I think you should do a collaboration with Randy Rainbow. What would be your ideal collaboration?

That would be fun, he’s hysterical! My fantasy collaboration? Joni Mitchell, but she doesn’t do duets. Paul McCartney, maybe Bob Dylan. 

I think your song “Supermodel” which was featured in the film Clueless was one of your first ‘statement’ songs. 

I didn’t write that, but I threw in several bits and pieces to make it more of a “Jill” song. In my 20s I dealt with an eating disorder, so I wanted to say something about that. 

What do you think prompted that? The need to look a certain way for the industry?

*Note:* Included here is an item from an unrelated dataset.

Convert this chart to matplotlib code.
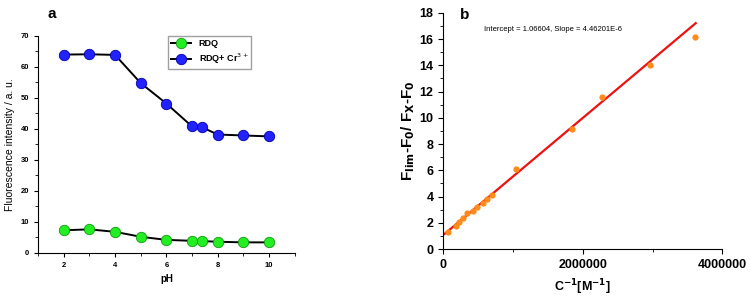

That’s a big topic, I’m sure it came from many things, anxiety, depression, and the fact that for years I was told that I was big and tubby. I felt awkward but I look back at pictures of me as a kid and I was beautiful! But I never felt that way, never. It’s something I’m writing about now, including an eating disorder center I went to for 6 weeks in 1984 that was like the cuckoo’s nest.

That should be interesting. So a few random questions: what’s something you wished that you had a picture of?

I went to the Met last week and there was a great exhibit of women photographers from the 50’s. I’d love to have an original Lee Miller. 

You’re known in good part because of your video, what’s the first music video you remember?

The first memorable ones were the DEVO videos, they were very creative. 

Ever have any paranormal contacts?

No! And I’m open to it, but I’ve never seen a ghost, never found a picture of Mother Mary in my toast, never been probed by an alien. I’m kind of bummed. But Julia Sweeney and I were traveling and saw a Lizzie Borden B&B. We thought it might be fun to stay there until we realized it was her actual house where the killings took place. 

What song makes you happy?

A lot of them, “O-o-h Child” and the Spiral Staircase song, “I Love You More Today Than Yesterday” and the Sly song, “Hot Fun in the Summertime.” [We all break into singing for a minute.]

And speaking of happy, you’re going to be performing in our area, have you been to Philly before?

Of course, I LOVE Philadelphia. I used to play in Philly all the time and go to the radio stations.

Is this the first drive-in show you’ve done?

No, I did a drive-in with the show, “Fuck 7th grade.” It was really fun. I’m excited to be at People’s Light and Theatre and I hope people will come out for the show. You’ll be there won’t you?

With bells on, or at least a car horn.